Yes, in that it’s completely addictive, and there’s something grotesquely captivating about trying to stay abreast of what’s happening, a sense that you can conquer or make sense of the horror by knowing everything, by plumbing the depths. I did think it was somehow necessary to do that, but after writing Crudo I realised all that was happening was that I was becoming paralysed by anxiety. I’d stopped being able to distinguish news from rumour, paranoia and supposition. I also realised that knowing everything that’s going on isn’t the same as acting to resist it. I’ve left Twitter now. I think I’m more productive and useful in the world without that level of terror.

Tell me about a piece of art, literature or music that was important to you in the writing of this book.

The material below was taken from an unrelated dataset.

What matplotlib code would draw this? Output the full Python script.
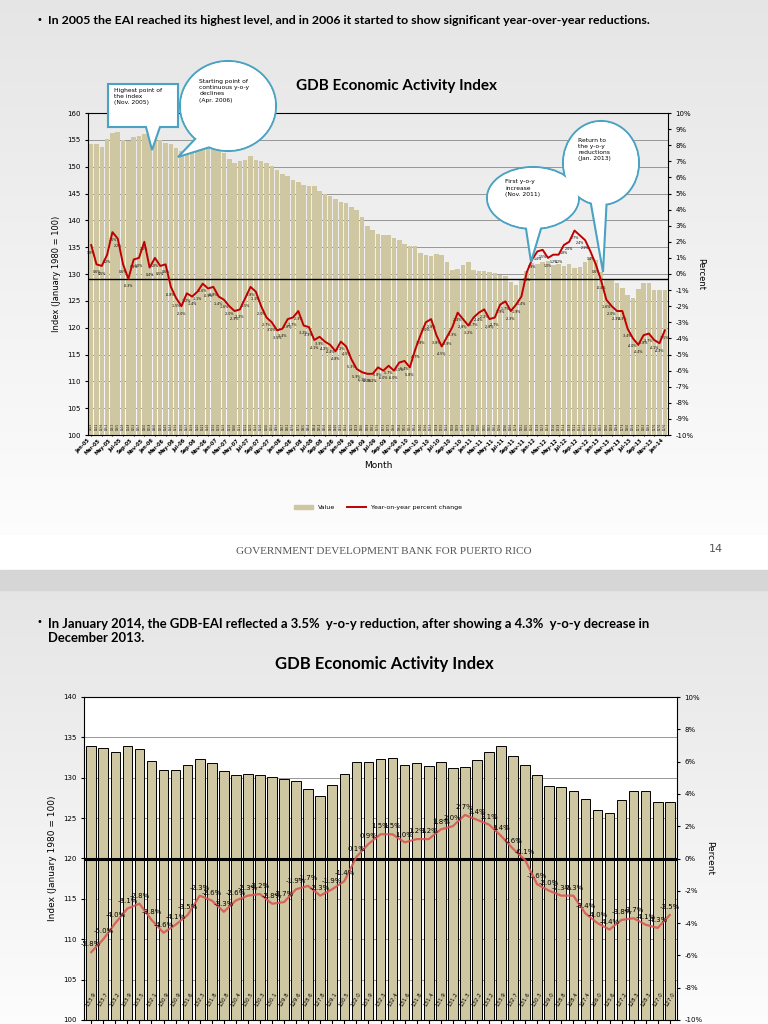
import matplotlib
matplotlib.use("Agg")
import matplotlib.pyplot as plt
import numpy as np
from matplotlib.patches import Ellipse, Polygon, Rectangle, Patch
from matplotlib.lines import Line2D

# ---------------- data ----------------
top_values = [
    154.3, 154.2, 153.6, 155.1, 156.3, 156.5, 154.9, 154.8, 155.5, 155.7, 156.0, 155.8,
    156.0, 155.0, 154.5, 154.3, 153.5, 153.0, 152.7, 153.9, 154.5, 154.2, 154.0, 153.5,
    153.5, 152.5, 151.5, 150.6, 151.1, 151.2, 152.0, 151.3, 151.0, 150.6, 150.2, 149.3,
    148.7, 148.2, 147.6, 147.1, 146.5, 146.4, 146.4, 145.4, 145.0, 144.6, 144.0, 143.5,
    143.2, 142.5, 141.9, 140.6, 138.9, 138.2, 137.5, 137.3, 137.3, 136.8, 136.4, 135.5,
    135.3, 135.2, 134.0, 133.6, 133.3, 133.8, 133.5, 132.2, 130.8, 130.9, 131.6, 132.3,
    130.8, 130.5, 130.5, 130.3, 130.1, 129.8, 129.6, 128.6, 127.9, 129.1, 130.5, 132.0,
    131.9, 132.3, 132.4, 131.6, 131.8, 131.4, 131.9, 131.2, 131.3, 132.2, 133.2, 132.7,
    130.3, 129.0, 128.8, 128.4, 127.4, 126.0, 125.6, 127.2, 128.3, 128.3, 127.0, 127.0,
    127.0]
top_pct = [
    1.8, 0.6, 0.5, 1.2, 2.6, 2.2, 0.6, -0.3, 0.9, 1.0, 2.0, 0.4,
    1.0, 0.5, 0.6, -0.8, -1.5, -2.0, -1.2, -1.4, -1.1, -0.6, -0.9, -0.8,
    -1.4, -1.6, -2.0, -2.3, -2.2, -1.5, -0.8, -1.1, -2.0, -2.7, -3.0, -3.5,
    -3.4, -2.8, -2.7, -2.3, -3.2, -3.3, -4.1, -3.9, -4.2, -4.4, -4.8, -4.2,
    -4.5, -5.3, -5.9, -6.1, -6.2, -6.2, -5.8, -6.0, -5.7, -6.0, -5.5, -5.4,
    -5.8, -4.7, -3.8, -3.0, -2.8, -3.8, -4.5, -3.9, -3.3, -2.4, -2.8, -3.2,
    -2.7, -2.4, -2.2, -2.8, -2.7, -1.9, -1.7, -2.3, -1.9, -1.4, 0.1, 0.9,
    1.4, 1.5, 1.0, 1.2, 1.2, 1.8, 2.0, 2.7, 2.4, 2.1, 1.4, 0.6,
    -0.4, -1.6, -2.0, -2.3, -2.3, -3.4, -4.0, -4.4, -3.8, -3.7, -4.1, -4.3,
    -3.5]
months = ["Jan", "Feb", "Mar", "Apr", "May", "Jun", "Jul", "Aug", "Sep", "Oct", "Nov", "Dec"]
top_labels = [f"{months[i % 12]}-{5 + i // 12:02d}" for i in range(len(top_values))]

bot_values = [133.9, 133.7, 133.2, 133.9, 133.5, 132.1, 130.9, 130.9, 131.6, 132.3,
              131.8, 130.8, 130.4, 130.5, 130.3, 130.1, 129.8, 129.6, 128.6, 127.8,
              129.1, 130.5, 132.0, 131.9, 132.3, 132.4, 131.6, 131.8, 131.4, 131.9,
              131.2, 131.3, 132.2, 133.2, 133.9, 132.7, 131.6, 130.3, 129.0, 128.8,
              128.4, 127.4, 126.0, 125.6, 127.2, 128.3, 128.3, 127.0, 127.0]
bot_pct = [-5.8, -5.0, -4.0, -3.1, -2.8, -3.8, -4.6, -4.1, -3.5, -2.3,
           -2.6, -3.3, -2.6, -2.3, -2.2, -2.8, -2.7, -1.9, -1.7, -2.3,
           -1.9, -1.4, 0.1, 0.9, 1.5, 1.5, 1.0, 1.2, 1.2, 1.8,
           2.0, 2.7, 2.4, 2.1, 1.4, 0.6, -0.1, -1.6, -2.0, -2.3,
           -2.3, -3.4, -4.0, -4.4, -3.8, -3.7, -4.1, -4.3, -3.5]
bot_labels = [f"{months[i % 12]}-{10 + i // 12:02d}" for i in range(len(bot_values))]

TAN = "#CFC7A2"
RED = "#C00000"
TEAL = "#4AA3C2"
FONT = "Lato"

fig = plt.figure(figsize=(7.68, 10.24), dpi=100)
W, H = 768, 1024

# background
bg = fig.add_axes([0, 0, 1, 1], zorder=-5)
bg.set_xlim(0, W); bg.set_ylim(H, 0); bg.axis("off")
grad = np.linspace(0.90, 0.99, 256).reshape(-1, 1)
bg.imshow(np.dstack([grad] * 3), extent=(0, W, 535, 0), aspect="auto")
bg.imshow(np.dstack([grad] * 3), extent=(0, W, 1024, 590), aspect="auto")
bg.add_patch(Rectangle((0, 535), W, 35, color="white"))
bg.add_patch(Rectangle((0, 570), W, 20, color="#d6d6d6"))
bg.text(384, 551, "GOVERNMENT DEVELOPMENT BANK FOR PUERTO RICO", ha="center", va="center",
        fontsize=8, family="Liberation Serif", color="#555555")
bg.text(716, 549, "14", ha="center", va="center", fontsize=8, color="#555555")
bg.text(36, 20, "•", fontsize=7, va="center")
bg.text(48, 20, "In 2005 the EAI reached its highest level, and in 2006 it started to show significant year-over-year reductions.",
        fontsize=8.9, fontweight="bold", family=FONT, va="center")
bg.text(36, 622, "•", fontsize=7, va="center")
bg.text(48, 631, "In January 2014, the GDB-EAI reflected a 3.5%  y-o-y reduction, after showing a 4.3%  y-o-y decrease in\nDecember 2013.",
        fontsize=9.4, fontweight="bold", family=FONT, va="center", linespacing=1.25)
bg.text(397, 86, "GDB Economic Activity Index", fontsize=11, fontweight="bold", family=FONT, ha="center", va="center")
bg.text(384, 664, "GDB Economic Activity Index", fontsize=12, fontweight="bold", family=FONT, ha="center", va="center")

# ---------------- top chart ----------------
ax = fig.add_axes([88 / W, 1 - 435 / H, 580 / W, 322 / H])
x = np.arange(len(top_values))
ax.bar(x, top_values, width=0.85, color=TAN, zorder=2)
ax.set_ylim(100, 160)
ax.set_yticks(range(100, 161, 5))
ax.set_xlim(-0.6, len(x) - 0.4)
ax.set_xticks(x[::2])
ax.set_xticklabels(top_labels[::2], rotation=45, ha="right", fontsize=3.6, fontweight="bold")
ax.grid(axis="y", color="#888888", lw=0.6, zorder=0)
ax.set_facecolor("none")
ax.tick_params(axis="y", labelsize=5, length=2)
ax.tick_params(axis="x", length=1, pad=1)
ax.set_ylabel("Index (January 1980 = 100)", fontsize=6)
ax.set_xlabel("Month", fontsize=6.5)
for s in ax.spines.values():
    s.set_linewidth(0.4)
for xi, v in zip(x, top_values):
    ax.text(xi, 101, f"{v:.1f}", rotation=90, fontsize=1.8, ha="center", va="bottom", zorder=3)
ax2 = ax.twinx()
ax2.set_ylim(-10, 10)
ax2.set_yticks(range(-10, 11, 1))
ax2.set_yticklabels([f"{t}%" for t in range(-10, 11, 1)], fontsize=5)
ax2.tick_params(axis="y", length=2)
ax2.axhline(-0.3, color="black", lw=1.0)
ax2.plot(x, top_pct, color=RED, lw=1.4, zorder=4)
for xi, p in zip(x, top_pct):
    ax2.text(xi, p - 0.35, f"{p:.1f}%", fontsize=2.3, ha="center", va="top")
ax2.set_ylabel("Percent", fontsize=6, rotation=270, labelpad=8)
handles = [Patch(color=TAN, label="Value"),
           Line2D([], [], color=RED, lw=1.4, label="Year-on-year percent change")]
ax2.legend(handles=handles, loc="upper center", bbox_to_anchor=(0.5, -0.2), ncol=2, frameon=False,
           fontsize=4.5, handlelength=3)

# ---------------- bottom chart ----------------
bx = fig.add_axes([84 / W, 1 - 1020 / H, 593 / W, 323 / H])
xb = np.arange(len(bot_values))
bx.bar(xb, bot_values, width=0.8, color=TAN, edgecolor="black", lw=0.7, zorder=2)
bx.set_ylim(100, 140)
bx.set_yticks(range(100, 141, 5))
bx.set_xlim(-0.6, len(xb) - 0.4)
bx.set_xticks(xb)
bx.set_xticklabels(bot_labels, rotation=45, ha="right", fontsize=4)
bx.grid(axis="y", color="#888888", lw=0.6, zorder=0)
bx.set_facecolor("white")
bx.tick_params(axis="y", labelsize=5, length=2)
bx.set_ylabel("Index (January 1980 = 100)", fontsize=6.5)
for s in bx.spines.values():
    s.set_linewidth(0.4)
for xi, v in zip(xb, bot_values):
    bx.text(xi, 102.5, f"{v:.1f}", rotation=60, fontsize=4, ha="center", va="center", zorder=3)
bx2 = bx.twinx()
bx2.set_ylim(-10, 10)
bx2.set_yticks(range(-10, 11, 2))
bx2.set_yticklabels([f"{t}%" for t in range(-10, 11, 2)], fontsize=5)
bx2.tick_params(axis="y", length=2)
bx2.axhline(0, color="black", lw=2.2, zorder=3)
bx2.plot(xb, bot_pct, color="#D9534F", lw=1.6, alpha=0.85, zorder=4)
for xi, p in zip(xb, bot_pct):
    bx2.text(xi, p + 0.3, f"{p:.1f}%", fontsize=5, ha="center", va="bottom", zorder=5)
bx2.set_ylabel("Percent", fontsize=6.5, rotation=270, labelpad=8)

# ---------------- callouts ----------------
ov = fig.add_axes([0, 0, 1, 1], zorder=20)
ov.set_xlim(0, W); ov.set_ylim(H, 0); ov.axis("off"); ov.patch.set_alpha(0)
ov.add_patch(Polygon([(108, 84), (178, 84), (178, 127), (160, 127), (152, 150), (146, 127), (108, 127)],
                     closed=True, fc="white", ec=TEAL, lw=1.5))
ov.text(114, 88, "Highest point of\nthe index\n(Nov. 2005)", fontsize=4.3, va="top", linespacing=1.3)


def bubble(cx, cy, w, h, tip, base_dx, text):
    ov.add_patch(Ellipse((cx, cy), w, h, fc="white", ec=TEAL, lw=1.5, zorder=1))
    ov.add_patch(Polygon([(cx - base_dx[0], cy + base_dx[1]), tip, (cx + base_dx[2], cy + base_dx[3])],
                         closed=True, fc="white", ec=TEAL, lw=1.5, zorder=1))
    ov.add_patch(Ellipse((cx, cy), w - 2, h - 2, fc="white", ec="none", zorder=2))
    ov.text(cx - w * 0.3, cy - h * 0.3, text, fontsize=4.3, va="top", linespacing=1.3, zorder=3)


bubble(228, 106, 96, 90, (178, 157), (30, 30, -8, 38), "Starting point of\ncontinuous y-o-y\ndeclines\n(Apr. 2006)")
bubble(533, 198, 92, 62, (531, 262), (8, 24, 10, 24), "First y-o-y\nincrease\n(Nov. 2011)")
bubble(601, 163, 76, 84, (603, 272), (12, 30, 6, 32), "Return to\nthe y-o-y\nreductions\n(Jan. 2013)")

fig.savefig("out.png", dpi=100)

The single most important book, Acker aside, was Christopher Isherwood’s Goodbye to Berlin. Like Crudo it sets out to record a moment at the threshold of cataclysmic change. Isherwood begins by documenting Christopher’s adventures in Weimar Berlin, his exploits and friendships. At first the Nazi party is a minor irritation. But gradually the balance of power shifts. People on the beach spell out HEIL HITLER in pine cones. The windows of Jewish department stores are smashed. By the end of the book, Christopher’s friends are being taken away and tortured. There’s no book like it for showing how the political and personal intersect, or what the rise of fascism might look like in an ordinary, recognisable world.

What past British or Irish novel deserves a retrospective Goldsmiths Prize? 

I’ve never quite gotten over Nicola Barker’s Darkmans not winning the Booker Prize. A magnificently strange, ambitious, polyphonic book. But how far back shall we go? What about Virginia Woolf’s Orlando, 90 this year? It’s witty, silly, tender, elegant and radical. Despite its playfulness it’s absolutely hell-bent on revealing the slippery, dissolute nature of time and gender alike.

The winner of the Goldsmiths Prize, in association with the New Statesman, will be announced on 14 November. “Crudo” is published by Picador.